I think the key question is whether the automated actions resulted in information being retained by Pebble. If it was just going through a motion and pulling some data (or pulling all data but only keeping some of it), then that would be consistent with Eric's story and not be the kind of scraping that Rebble is worried about. They're worried about the content being archived somewhere else, and they seem to think that happened. But did it?

fphhotchips 3 hours ago | parent | next [-]

One thing I'm confused about in this whole thing is what makes Rebble think they have a right to the data in the first place? They scraped it! "We don't like you scraping the data we scraped" doesn't hold water for me, whether Eric retained it or not.

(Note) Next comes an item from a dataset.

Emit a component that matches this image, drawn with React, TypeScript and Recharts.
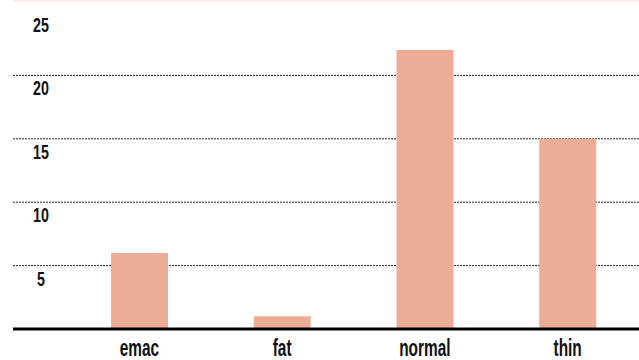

apparent 3 hours ago | parent | next [-]

Yeah, they definitely started by scraping. Apparently 500 of the 13,500 apps were submitted post-Pebble, and Rebble also apparently did a bunch of other upgrades over time.

But you're right that there's some hypocrisy here, given their roots, and they don't really acknowledge that.

ryandrake 3 hours ago | parent [-]

I think the whole conversation shows how ridiculous it is to be worried so much about who's "scraping" what. The open web is designed to be public and permissive. If you don't want someone accessing "your" content, then don't serve it to the public. And if you do decide to serve to the public, don't complain when someone accesses that data in a way you don't like. The Internet would be so much better without all these people obsessed about how their bits were being accessed and about whether X counts as "scraping" or Y counts as "scraping." Good grief, people! Find something else to worry about.

apparent 3 hours ago | parent [-]

Perhaps in general, but in this case it seems like they did have an agreement not to scrape, which overrides the general scrape-at-will ethos that you're describing.

Brian_K_White an hour ago | parent | prev [-]

Pebble threw it away, Rebble did not, and Core is a newcomer whith no right to anything.

AlotOfReading 3 hours ago | parent | prev | next [-]

It might not be the kind of scraping rebble is worried about, but a bunch of requests to extract data into another form is very plainly scraping and the contract doesn't differentiate based on intent or whether the process is entirely automated. The entire contract is similarly loose and informal, which contributes to these sorts of misunderstandings.

The most reasonable solution would have been for Eric to send an email first, but few contract disputes start with everyone doing the most reasonable thing.